In case you’re wondering, drink prices ($12 for all the original cocktails) are reasonable for what you’re getting and pretty much on par with places like The Narrows. “If you look at the numbers, we could charge higher prices, but we don’t because people around here aren’t used to paying that,” said Schwartz, referring to the prices of booze. Draft beer ranges from $5 (for a Narragansett) to between $7 and $8 for selections like Lagunitas Pilsner, Greenpoint Harbor Porter, and Shacksbury Farmhouse Cider. And a glass from a selection of ten wines will cost you $11.
In a rare arrangement, the head bartender and the barista boss have made nice nice. Schwartz has tapped three different mediums of coffee (espresso, cold brew, and one that stretches the imagination a little bit more — drip coffee) and spun them into a variety of creative drinks including the Juno Irish Coffee (Irish whiskey, Fernet Branca, coffee, and mint creme), and Cut to Black (gin, orange liquer, Amaro di Angostura, and cold brew).

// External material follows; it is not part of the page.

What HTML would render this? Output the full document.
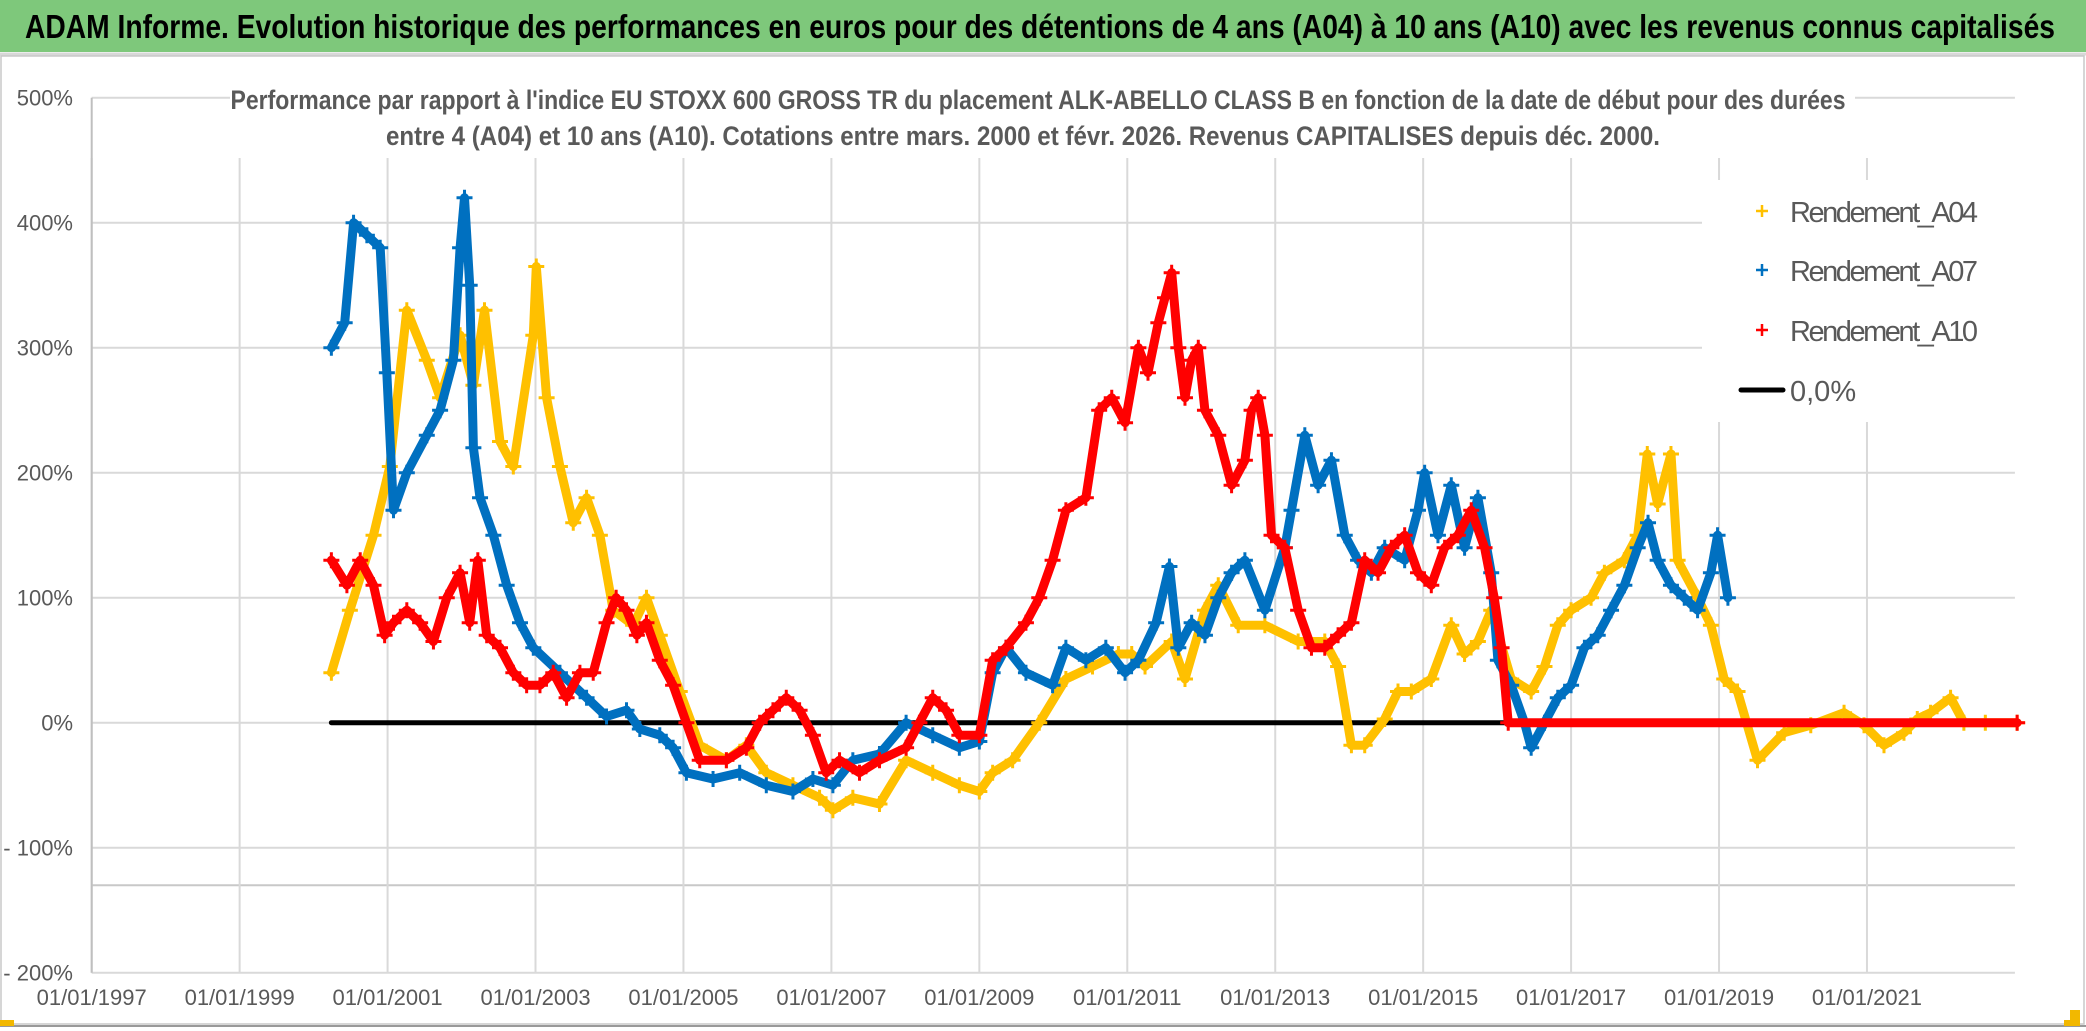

The food floats a similar line between fancy, inventive, and approachable. The General Tsal’s Eggplant (a “play on words with Chef Sal and General Tsao,” Nic told us) is a fancier, vegetarian take on a Chinese takeout classic, and $17 for a monstrous plate of food. The misleadingly simple-sounding dish simply known as “Chicken” ($18), is a beautiful piece of “whatever cut we have that day,” Barclay explained (yesterday is was a big ol’ thigh) with cumin and roasted jalapeño aioli, sprawled out on a bed of red quinoa. Much of the menu is similarly rotating: the “Fish” ($23) which comes with pumpkin crepe, apple, and fennel for example, is whatever catch is appropriate for that day. Last night it was delicately sliced monkfish.

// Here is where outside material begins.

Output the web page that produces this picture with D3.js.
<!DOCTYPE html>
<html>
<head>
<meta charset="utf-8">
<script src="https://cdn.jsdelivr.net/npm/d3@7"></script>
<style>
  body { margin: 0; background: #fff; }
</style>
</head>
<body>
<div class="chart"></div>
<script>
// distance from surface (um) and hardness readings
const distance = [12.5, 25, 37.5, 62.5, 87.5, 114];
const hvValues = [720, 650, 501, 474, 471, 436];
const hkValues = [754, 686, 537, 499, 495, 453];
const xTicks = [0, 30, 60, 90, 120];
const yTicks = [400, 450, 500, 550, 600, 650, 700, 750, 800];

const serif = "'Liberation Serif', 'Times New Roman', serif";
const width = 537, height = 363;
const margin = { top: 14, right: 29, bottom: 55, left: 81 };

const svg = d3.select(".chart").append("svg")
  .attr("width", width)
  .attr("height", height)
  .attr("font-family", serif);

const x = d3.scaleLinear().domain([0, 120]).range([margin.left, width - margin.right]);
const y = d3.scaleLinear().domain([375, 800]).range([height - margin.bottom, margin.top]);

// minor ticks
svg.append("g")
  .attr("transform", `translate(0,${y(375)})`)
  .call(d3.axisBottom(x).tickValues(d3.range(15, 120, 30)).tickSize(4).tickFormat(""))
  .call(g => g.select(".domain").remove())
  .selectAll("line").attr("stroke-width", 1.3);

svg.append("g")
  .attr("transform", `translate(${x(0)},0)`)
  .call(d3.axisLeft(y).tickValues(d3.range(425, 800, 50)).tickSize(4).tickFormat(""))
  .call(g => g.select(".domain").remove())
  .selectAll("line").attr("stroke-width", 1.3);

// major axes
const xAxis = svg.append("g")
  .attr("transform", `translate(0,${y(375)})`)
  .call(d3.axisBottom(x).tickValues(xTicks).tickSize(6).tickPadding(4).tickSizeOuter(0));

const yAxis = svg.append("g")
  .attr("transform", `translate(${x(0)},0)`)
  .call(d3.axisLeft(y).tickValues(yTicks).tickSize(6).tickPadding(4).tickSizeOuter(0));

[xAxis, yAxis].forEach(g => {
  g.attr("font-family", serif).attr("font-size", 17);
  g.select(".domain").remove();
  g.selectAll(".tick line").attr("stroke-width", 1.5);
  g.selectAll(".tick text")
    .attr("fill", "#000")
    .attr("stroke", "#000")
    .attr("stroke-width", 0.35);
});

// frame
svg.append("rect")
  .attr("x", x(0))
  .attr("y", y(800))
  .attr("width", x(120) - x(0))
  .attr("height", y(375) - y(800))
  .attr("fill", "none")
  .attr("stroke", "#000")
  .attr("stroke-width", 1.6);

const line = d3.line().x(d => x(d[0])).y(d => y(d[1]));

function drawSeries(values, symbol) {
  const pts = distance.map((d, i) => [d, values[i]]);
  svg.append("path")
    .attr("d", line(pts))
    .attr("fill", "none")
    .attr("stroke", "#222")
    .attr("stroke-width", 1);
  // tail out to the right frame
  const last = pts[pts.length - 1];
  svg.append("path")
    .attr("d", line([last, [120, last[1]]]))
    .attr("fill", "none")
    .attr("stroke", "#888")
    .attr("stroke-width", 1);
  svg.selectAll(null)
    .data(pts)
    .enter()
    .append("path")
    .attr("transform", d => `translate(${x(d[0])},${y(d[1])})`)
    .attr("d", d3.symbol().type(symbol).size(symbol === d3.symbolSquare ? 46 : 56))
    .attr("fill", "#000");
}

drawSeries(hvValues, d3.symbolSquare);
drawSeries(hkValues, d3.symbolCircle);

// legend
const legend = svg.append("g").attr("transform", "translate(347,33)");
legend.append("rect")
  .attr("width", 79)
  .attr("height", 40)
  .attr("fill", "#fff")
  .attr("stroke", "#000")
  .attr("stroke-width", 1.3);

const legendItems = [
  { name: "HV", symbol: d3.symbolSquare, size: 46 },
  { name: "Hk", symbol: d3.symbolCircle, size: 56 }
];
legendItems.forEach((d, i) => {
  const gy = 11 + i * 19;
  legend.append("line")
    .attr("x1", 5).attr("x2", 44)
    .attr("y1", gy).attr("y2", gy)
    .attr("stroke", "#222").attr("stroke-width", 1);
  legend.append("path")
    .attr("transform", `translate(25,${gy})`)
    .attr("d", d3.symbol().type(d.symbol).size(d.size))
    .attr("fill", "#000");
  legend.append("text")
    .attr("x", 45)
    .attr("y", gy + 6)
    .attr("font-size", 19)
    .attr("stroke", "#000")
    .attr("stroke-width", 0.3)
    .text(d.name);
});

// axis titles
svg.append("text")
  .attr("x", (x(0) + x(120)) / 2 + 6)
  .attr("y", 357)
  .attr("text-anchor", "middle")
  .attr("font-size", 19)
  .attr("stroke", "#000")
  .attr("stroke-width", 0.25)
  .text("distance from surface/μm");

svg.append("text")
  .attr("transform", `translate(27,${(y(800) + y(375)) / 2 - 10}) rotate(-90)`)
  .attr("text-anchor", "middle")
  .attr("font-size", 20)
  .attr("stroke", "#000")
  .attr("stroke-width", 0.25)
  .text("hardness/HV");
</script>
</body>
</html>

The food menu will be adjusted a little bit from where it’s currently at (so we can’t share pics, sorry). Barclay said they’re currently working to perfect a burger and fries combo, which will be priced around $16. “We’re going to expand the menu to cheaper meals like breakfast, lunch, and late-night — because not everyone wants to be this fancy all the time,” Barclay admitted. He mentioned “disco fries, or something like that” as a possibility for late-night offerings — “stuff for drunk people.” Pierogies are also on the way.
In the meantime, the fancy food matches the environs. Barclay described the design as a “joint effort,” and for the overall vision, he drew inspiration from some of his favorite spots around town including Hotel Delmano, Marlow & Sons, Café Select, Five Leaves. “I’m sure everybody here has their own reference points as well,” he said. (Nic, who designed the espresso area which includes a take-out window, said he was inspired by “old soda fountains.”)

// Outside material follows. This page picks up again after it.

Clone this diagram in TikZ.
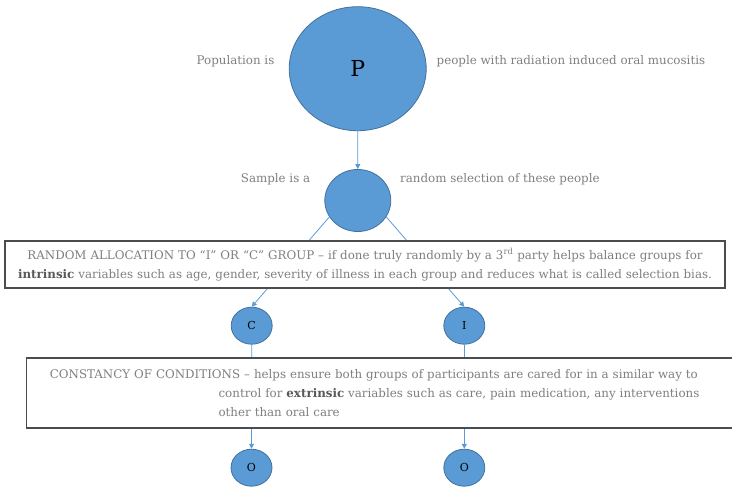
\documentclass[tikz,border=0pt]{standalone}
\usepackage{fontspec}
\setmainfont{DejaVu Serif}
\usepackage{tikz}
\usetikzlibrary{arrows.meta,shapes.geometric}
\definecolor{discfill}{HTML}{5B9BD5}
\definecolor{discline}{HTML}{41719C}
\definecolor{txtgray}{HTML}{7F7F7F}
\newcommand{\bodyfont}{\fontsize{11.85}{19}\selectfont}
\newcommand{\keyword}[1]{\textbf{\color{black!65}#1}}

\begin{document}
\begin{tikzpicture}[>={Triangle[length=5pt,width=5pt]},x=1pt,y=-1pt,
  disc/.style={ellipse,fill=discfill,draw=discline,line width=0.8pt,inner sep=0pt},
  side/.style={text=txtgray,font=\bodyfont,inner sep=0pt,anchor=base west},
  link/.style={->,discfill,line width=0.8pt},
  infobox/.style={draw=black!70,line width=1.2pt,fill=white,text=txtgray,font=\bodyfont}]
  \useasboundingbox (0,0) rectangle (732,487);
  \clip (0,0) rectangle (732,487);
  % population and sample
  \node[disc,minimum width=137pt,minimum height=124pt,font=\fontsize{22}{22}\selectfont] (P) at (357.7,68.7) {P};
  \node[disc,minimum width=66pt,minimum height=62pt] (S) at (357.8,200.5) {};
  \node[side] (poplbl) at (196.5,65) {Population is};
  \node[side] (popdesc) at (436.5,65) {people with radiation induced oral mucositis};
  \node[side] (samplbl) at (240.7,182.5) {Sample is a};
  \node[side] (sampdesc) at (400,182.5) {random selection of these people};
  % groups and outcomes
  \node[disc,minimum width=41pt,minimum height=37pt,font=\fontsize{11}{11}\selectfont] (C) at (251.7,325.7) {C};
  \node[disc,minimum width=41pt,minimum height=37pt,font=\fontsize{11}{11}\selectfont] (I) at (464.3,325.7) {I};
  \node[disc,minimum width=41pt,minimum height=37pt,font=\fontsize{11}{11}\selectfont] (OC) at (251.5,467.7) {O};
  \node[disc,minimum width=41pt,minimum height=37pt,font=\fontsize{11}{11}\selectfont] (OI) at (464.3,467.7) {O};
  % connectors (boxes are drawn over them)
  \draw[link] (P) -- (S);
  \draw[link] (S.210) -- (C.north);
  \draw[link] (S.330) -- (I.north);
  \draw[link] (C) -- (OC);
  \draw[link] (I) -- (OI);
  % explanation boxes
  \node[infobox,minimum width=720pt,minimum height=47pt,text width=716pt,align=center,inner sep=0pt] (alloc) at (365,264.5)
    {RANDOM ALLOCATION TO “I” OR “C” GROUP – if done truly randomly by a 3\textsuperscript{rd} party helps balance groups for\\
     \keyword{intrinsic} variables such as age, gender, severity of illness in each group and reduces what is called selection bias.};
  \node[infobox,anchor=north west,minimum height=70pt,text width=700pt,inner xsep=23.3pt,inner ysep=0pt,align=left] (const) at (26,357.3)
    {CONSTANCY OF CONDITIONS – helps ensure both groups of participants are cared for in a similar way to\\
     \hspace*{168.7pt}control for \keyword{extrinsic} variables such as care, pain medication, any interventions\\
     \hspace*{168.7pt}other than oral care};
\end{tikzpicture}
\end{document}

The place has an old-school, Greek diner (or where I’m from, Coney Island) aesthetic, crossed with an elegant lounge with 52 seats. There are three separate levels of seating — a downstairs area with a few tables, an upstairs loft with half-booths lining the walls, and a white marble bar complete with rotating white-leather bar stools. Palm trees flank the corners, and white subway tiles and a mosaic-tiled floor bring it all together.
“Hopefully it feels vibey in here,” Barclay said.
Juno’s grand opening starts tomorrow, 8 am to 2 am (dinner served from 6 pm to 11 pm), DJs start at 11 pm and cocktails go all night. Juno is located at 1264 Myrtle Avenue in Bushwick.
Click below for more pics, including dinner and brunch drink menus.
From left: shrimp n grits, coffee, brunch drinks, dinner drinks
Correction: a previous version of this article stated that bar manager Jordan Schwartz worked with Dave Arnold at Milk & Honey, which was inaccurate. Schwartz has not worked with Arnold, nor has Arnold worked at Milk & Honey.